* [RECORD EXTRACTS]:
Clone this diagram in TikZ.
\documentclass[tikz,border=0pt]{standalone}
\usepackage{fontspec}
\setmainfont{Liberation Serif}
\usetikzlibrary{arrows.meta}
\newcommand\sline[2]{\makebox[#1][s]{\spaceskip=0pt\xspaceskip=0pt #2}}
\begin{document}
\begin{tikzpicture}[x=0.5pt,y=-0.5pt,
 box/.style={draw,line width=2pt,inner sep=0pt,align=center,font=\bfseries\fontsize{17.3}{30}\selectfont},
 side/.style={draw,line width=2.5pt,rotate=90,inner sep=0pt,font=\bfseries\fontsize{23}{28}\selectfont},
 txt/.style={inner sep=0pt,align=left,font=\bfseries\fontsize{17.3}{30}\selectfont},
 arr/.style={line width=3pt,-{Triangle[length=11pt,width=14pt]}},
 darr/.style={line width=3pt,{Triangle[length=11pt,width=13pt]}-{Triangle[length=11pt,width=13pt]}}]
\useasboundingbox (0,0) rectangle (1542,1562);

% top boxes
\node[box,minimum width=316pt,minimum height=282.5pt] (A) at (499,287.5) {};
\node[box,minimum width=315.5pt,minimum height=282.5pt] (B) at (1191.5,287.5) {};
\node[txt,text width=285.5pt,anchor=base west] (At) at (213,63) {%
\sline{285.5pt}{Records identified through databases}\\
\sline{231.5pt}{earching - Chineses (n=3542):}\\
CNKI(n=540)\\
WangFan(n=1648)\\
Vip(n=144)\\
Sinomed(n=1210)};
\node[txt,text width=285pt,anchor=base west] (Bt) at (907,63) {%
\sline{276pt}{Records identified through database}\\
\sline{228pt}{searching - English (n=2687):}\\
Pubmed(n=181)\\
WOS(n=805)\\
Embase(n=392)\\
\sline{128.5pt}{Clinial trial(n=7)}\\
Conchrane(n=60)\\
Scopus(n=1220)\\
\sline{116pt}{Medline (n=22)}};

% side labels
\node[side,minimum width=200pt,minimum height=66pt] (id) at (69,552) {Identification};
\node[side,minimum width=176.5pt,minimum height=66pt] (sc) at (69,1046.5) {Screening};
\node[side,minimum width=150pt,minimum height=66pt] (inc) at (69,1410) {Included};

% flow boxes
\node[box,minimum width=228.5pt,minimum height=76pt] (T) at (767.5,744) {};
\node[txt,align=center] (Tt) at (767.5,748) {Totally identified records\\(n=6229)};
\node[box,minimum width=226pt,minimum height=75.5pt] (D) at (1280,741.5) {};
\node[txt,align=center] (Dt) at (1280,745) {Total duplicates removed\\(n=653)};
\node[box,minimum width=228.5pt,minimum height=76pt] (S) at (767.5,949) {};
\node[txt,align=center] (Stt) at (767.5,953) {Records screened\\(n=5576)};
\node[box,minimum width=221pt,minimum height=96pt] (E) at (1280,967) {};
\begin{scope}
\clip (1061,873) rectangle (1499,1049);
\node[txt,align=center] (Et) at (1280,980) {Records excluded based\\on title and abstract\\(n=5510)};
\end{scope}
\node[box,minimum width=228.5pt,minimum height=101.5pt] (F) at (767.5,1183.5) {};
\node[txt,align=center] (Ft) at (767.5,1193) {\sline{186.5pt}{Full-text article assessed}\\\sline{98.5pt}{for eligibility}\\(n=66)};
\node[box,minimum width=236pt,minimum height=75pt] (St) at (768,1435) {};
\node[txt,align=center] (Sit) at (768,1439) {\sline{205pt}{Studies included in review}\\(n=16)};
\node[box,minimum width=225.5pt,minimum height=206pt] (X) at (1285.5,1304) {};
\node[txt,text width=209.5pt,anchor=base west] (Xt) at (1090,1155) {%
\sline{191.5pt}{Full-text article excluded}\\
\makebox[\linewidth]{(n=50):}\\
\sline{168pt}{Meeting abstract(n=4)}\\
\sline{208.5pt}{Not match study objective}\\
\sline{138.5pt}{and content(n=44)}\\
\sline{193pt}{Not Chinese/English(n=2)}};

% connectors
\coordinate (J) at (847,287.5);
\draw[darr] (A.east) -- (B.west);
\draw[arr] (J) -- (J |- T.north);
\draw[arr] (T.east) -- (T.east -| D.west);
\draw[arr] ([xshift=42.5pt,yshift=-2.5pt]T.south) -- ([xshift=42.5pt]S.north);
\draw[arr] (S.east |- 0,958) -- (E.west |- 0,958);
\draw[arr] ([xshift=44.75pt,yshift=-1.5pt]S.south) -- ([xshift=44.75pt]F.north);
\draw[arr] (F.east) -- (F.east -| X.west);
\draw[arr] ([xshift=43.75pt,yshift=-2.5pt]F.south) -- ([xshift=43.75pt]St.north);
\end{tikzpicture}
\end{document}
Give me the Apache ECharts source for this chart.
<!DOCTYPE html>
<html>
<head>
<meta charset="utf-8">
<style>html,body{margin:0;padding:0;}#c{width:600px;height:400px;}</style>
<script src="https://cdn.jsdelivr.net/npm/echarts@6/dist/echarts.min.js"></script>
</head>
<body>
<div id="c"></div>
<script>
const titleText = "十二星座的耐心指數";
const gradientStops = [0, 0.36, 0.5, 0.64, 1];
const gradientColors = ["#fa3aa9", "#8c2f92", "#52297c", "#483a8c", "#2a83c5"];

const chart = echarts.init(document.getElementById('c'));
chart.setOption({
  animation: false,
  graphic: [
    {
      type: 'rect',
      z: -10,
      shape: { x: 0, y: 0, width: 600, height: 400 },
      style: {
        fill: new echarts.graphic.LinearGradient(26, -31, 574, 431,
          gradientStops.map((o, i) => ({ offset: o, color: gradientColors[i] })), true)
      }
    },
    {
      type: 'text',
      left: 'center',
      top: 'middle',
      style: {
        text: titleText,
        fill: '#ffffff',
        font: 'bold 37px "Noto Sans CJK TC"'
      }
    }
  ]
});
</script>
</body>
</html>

* [GOAL]: Locate "Give me the" in the material, then quote the line that contains it and all lines after it through the final one.

* [CORRECT RESULT]:
Give me the Apache ECharts source for this chart.
<!DOCTYPE html>
<html>
<head>
<meta charset="utf-8">
<style>html,body{margin:0;padding:0;}#c{width:600px;height:400px;}</style>
<script src="https://cdn.jsdelivr.net/npm/echarts@6/dist/echarts.min.js"></script>
</head>
<body>
<div id="c"></div>
<script>
const titleText = "十二星座的耐心指數";
const gradientStops = [0, 0.36, 0.5, 0.64, 1];
const gradientColors = ["#fa3aa9", "#8c2f92", "#52297c", "#483a8c", "#2a83c5"];

const chart = echarts.init(document.getElementById('c'));
chart.setOption({
  animation: false,
  graphic: [
    {
      type: 'rect',
      z: -10,
      shape: { x: 0, y: 0, width: 600, height: 400 },
      style: {
        fill: new echarts.graphic.LinearGradient(26, -31, 574, 431,
          gradientStops.map((o, i) => ({ offset: o, color: gradientColors[i] })), true)
      }
    },
    {
      type: 'text',
      left: 'center',
      top: 'middle',
      style: {
        text: titleText,
        fill: '#ffffff',
        font: 'bold 37px "Noto Sans CJK TC"'
      }
    }
  ]
});
</script>
</body>
</html>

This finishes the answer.